:: The data ::

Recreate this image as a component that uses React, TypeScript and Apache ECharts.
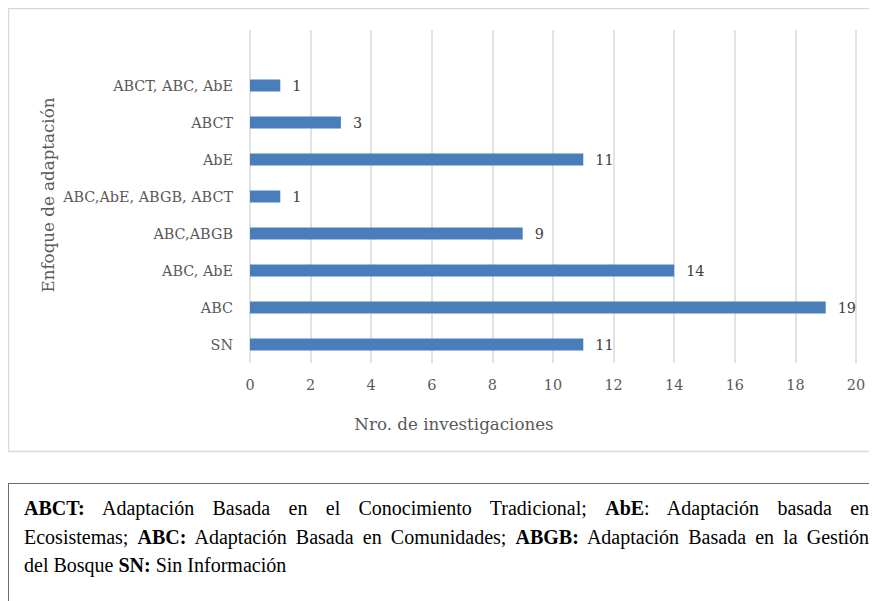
import React, { useEffect, useRef } from "react";
import * as echarts from "echarts";

// Categories listed bottom-to-top; the last (blank) row leaves the empty top band.
const categories = [
  "SN",
  "ABC",
  "ABC, AbE",
  "ABC,ABGB",
  "ABC,AbE, ABGB, ABCT",
  "AbE",
  "ABCT",
  "ABCT, ABC, AbE",
  "",
];
const investigaciones: (number | null)[] = [11, 19, 14, 9, 1, 11, 3, 1, null];
const xTicks = { min: 0, max: 20, interval: 2 };

const CHART_FONT = "'DejaVu Serif', serif";
const NOTE_FONT = "'Liberation Serif', 'Times New Roman', serif";
const AXIS_GRAY = "#595959";

export default function App() {
  const ref = useRef<HTMLDivElement>(null);

  useEffect(() => {
    document.documentElement.style.overflow = "hidden";
    document.body.style.overflow = "hidden";
    if (!ref.current) return;
    const chart = echarts.init(ref.current, null, { renderer: "svg" });
    chart.setOption({
      animation: false,
      backgroundColor: "#ffffff",
      grid: { left: 242, right: 29, top: 22, bottom: 90, containLabel: false },
      xAxis: {
        type: "value",
        min: xTicks.min,
        max: xTicks.max,
        interval: xTicks.interval,
        axisLine: { show: false },
        axisTick: { show: false },
        splitLine: { show: true, lineStyle: { color: "#d9d9d9", width: 1.5 } },
        axisLabel: {
          color: AXIS_GRAY,
          fontFamily: CHART_FONT,
          fontSize: 14.4,
          margin: 15,
        },
      },
      yAxis: {
        type: "category",
        data: categories,
        axisLine: { show: false },
        axisTick: { show: false },
        splitLine: { show: false },
        axisLabel: {
          color: AXIS_GRAY,
          fontFamily: CHART_FONT,
          fontSize: 14.4,
          margin: 17,
        },
      },
      series: [
        {
          type: "bar",
          data: investigaciones,
          barWidth: 12,
          itemStyle: { color: "#4a7ebb" },
          label: {
            show: true,
            position: "right",
            distance: 12,
            color: "#404040",
            fontFamily: CHART_FONT,
            fontSize: 14.4,
          },
        },
      ],
      graphic: [
        {
          type: "rect",
          shape: { x: 0.5, y: 0.5, width: 874, height: 443 },
          style: { fill: "none", stroke: "#d9d9d9", lineWidth: 1.5 },
          silent: true,
        },
        {
          type: "text",
          x: 446,
          y: 416,
          style: {
            text: "Nro. de investigaciones",
            fill: AXIS_GRAY,
            font: `16.7px ${CHART_FONT}`,
            align: "center",
            verticalAlign: "middle",
          },
        },
        {
          type: "text",
          x: 40,
          y: 187,
          rotation: Math.PI / 2,
          style: {
            text: "Enfoque de adaptación",
            fill: AXIS_GRAY,
            font: `16.7px ${CHART_FONT}`,
            align: "center",
            verticalAlign: "middle",
          },
        },
      ],
    });
    return () => chart.dispose();
  }, []);

  const b: React.CSSProperties = { fontWeight: "bold" };
  const fullLine: React.CSSProperties = { textAlign: "justify", textAlignLast: "justify" };

  return (
    <div style={{ width: 861 }}>
      <div ref={ref} style={{ width: 877, height: 445 }} />
      <div
        style={{
          marginTop: 30,
          width: 872,
          height: 130,
          boxSizing: "border-box",
          border: "1px solid #6b6b6b",
          padding: "10px 10px 0 15px",
          fontFamily: NOTE_FONT,
          fontSize: 20,
          lineHeight: "28.5px",
          color: "#000",
          whiteSpace: "nowrap",
        }}
      >
        <div style={fullLine}>
          <span style={b}>ABCT:</span> Adaptación Basada en el Conocimiento Tradicional;{" "}
          <span style={b}>AbE</span>: Adaptación basada en
        </div>
        <div style={fullLine}>
          Ecosistemas; <span style={b}>ABC:</span> Adaptación Basada en Comunidades;{" "}
          <span style={b}>ABGB:</span> Adaptación Basada en la Gestión
        </div>
        <div>
          del Bosque <span style={b}>SN:</span> Sin Información
        </div>
      </div>
    </div>
  );
}
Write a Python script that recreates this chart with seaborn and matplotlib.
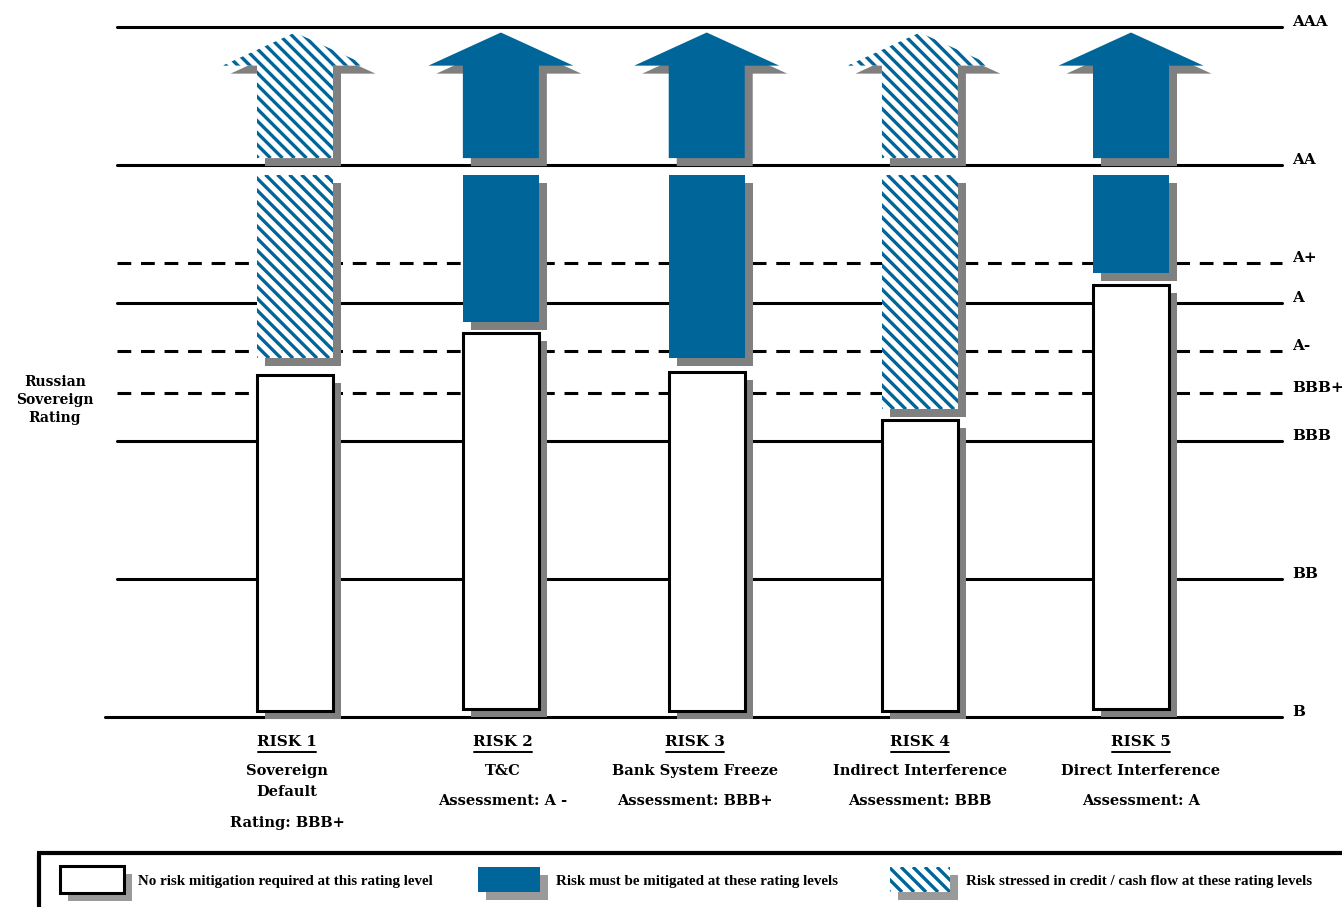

:: What you should do ::
Repeat the records above verbatim, with no pictures in the result.

:: Problem solution ::
Recreate this image as a component that uses React, TypeScript and Apache ECharts.
import React, { useEffect, useRef } from "react";
import * as echarts from "echarts";

// Categories listed bottom-to-top; the last (blank) row leaves the empty top band.
const categories = [
  "SN",
  "ABC",
  "ABC, AbE",
  "ABC,ABGB",
  "ABC,AbE, ABGB, ABCT",
  "AbE",
  "ABCT",
  "ABCT, ABC, AbE",
  "",
];
const investigaciones: (number | null)[] = [11, 19, 14, 9, 1, 11, 3, 1, null];
const xTicks = { min: 0, max: 20, interval: 2 };

const CHART_FONT = "'DejaVu Serif', serif";
const NOTE_FONT = "'Liberation Serif', 'Times New Roman', serif";
const AXIS_GRAY = "#595959";

export default function App() {
  const ref = useRef<HTMLDivElement>(null);

  useEffect(() => {
    document.documentElement.style.overflow = "hidden";
    document.body.style.overflow = "hidden";
    if (!ref.current) return;
    const chart = echarts.init(ref.current, null, { renderer: "svg" });
    chart.setOption({
      animation: false,
      backgroundColor: "#ffffff",
      grid: { left: 242, right: 29, top: 22, bottom: 90, containLabel: false },
      xAxis: {
        type: "value",
        min: xTicks.min,
        max: xTicks.max,
        interval: xTicks.interval,
        axisLine: { show: false },
        axisTick: { show: false },
        splitLine: { show: true, lineStyle: { color: "#d9d9d9", width: 1.5 } },
        axisLabel: {
          color: AXIS_GRAY,
          fontFamily: CHART_FONT,
          fontSize: 14.4,
          margin: 15,
        },
      },
      yAxis: {
        type: "category",
        data: categories,
        axisLine: { show: false },
        axisTick: { show: false },
        splitLine: { show: false },
        axisLabel: {
          color: AXIS_GRAY,
          fontFamily: CHART_FONT,
          fontSize: 14.4,
          margin: 17,
        },
      },
      series: [
        {
          type: "bar",
          data: investigaciones,
          barWidth: 12,
          itemStyle: { color: "#4a7ebb" },
          label: {
            show: true,
            position: "right",
            distance: 12,
            color: "#404040",
            fontFamily: CHART_FONT,
            fontSize: 14.4,
          },
        },
      ],
      graphic: [
        {
          type: "rect",
          shape: { x: 0.5, y: 0.5, width: 874, height: 443 },
          style: { fill: "none", stroke: "#d9d9d9", lineWidth: 1.5 },
          silent: true,
        },
        {
          type: "text",
          x: 446,
          y: 416,
          style: {
            text: "Nro. de investigaciones",
            fill: AXIS_GRAY,
            font: `16.7px ${CHART_FONT}`,
            align: "center",
            verticalAlign: "middle",
          },
        },
        {
          type: "text",
          x: 40,
          y: 187,
          rotation: Math.PI / 2,
          style: {
            text: "Enfoque de adaptación",
            fill: AXIS_GRAY,
            font: `16.7px ${CHART_FONT}`,
            align: "center",
            verticalAlign: "middle",
          },
        },
      ],
    });
    return () => chart.dispose();
  }, []);

  const b: React.CSSProperties = { fontWeight: "bold" };
  const fullLine: React.CSSProperties = { textAlign: "justify", textAlignLast: "justify" };

  return (
    <div style={{ width: 861 }}>
      <div ref={ref} style={{ width: 877, height: 445 }} />
      <div
        style={{
          marginTop: 30,
          width: 872,
          height: 130,
          boxSizing: "border-box",
          border: "1px solid #6b6b6b",
          padding: "10px 10px 0 15px",
          fontFamily: NOTE_FONT,
          fontSize: 20,
          lineHeight: "28.5px",
          color: "#000",
          whiteSpace: "nowrap",
        }}
      >
        <div style={fullLine}>
          <span style={b}>ABCT:</span> Adaptación Basada en el Conocimiento Tradicional;{" "}
          <span style={b}>AbE</span>: Adaptación basada en
        </div>
        <div style={fullLine}>
          Ecosistemas; <span style={b}>ABC:</span> Adaptación Basada en Comunidades;{" "}
          <span style={b}>ABGB:</span> Adaptación Basada en la Gestión
        </div>
        <div>
          del Bosque <span style={b}>SN:</span> Sin Información
        </div>
      </div>
    </div>
  );
}
Write a Python script that recreates this chart with seaborn and matplotlib.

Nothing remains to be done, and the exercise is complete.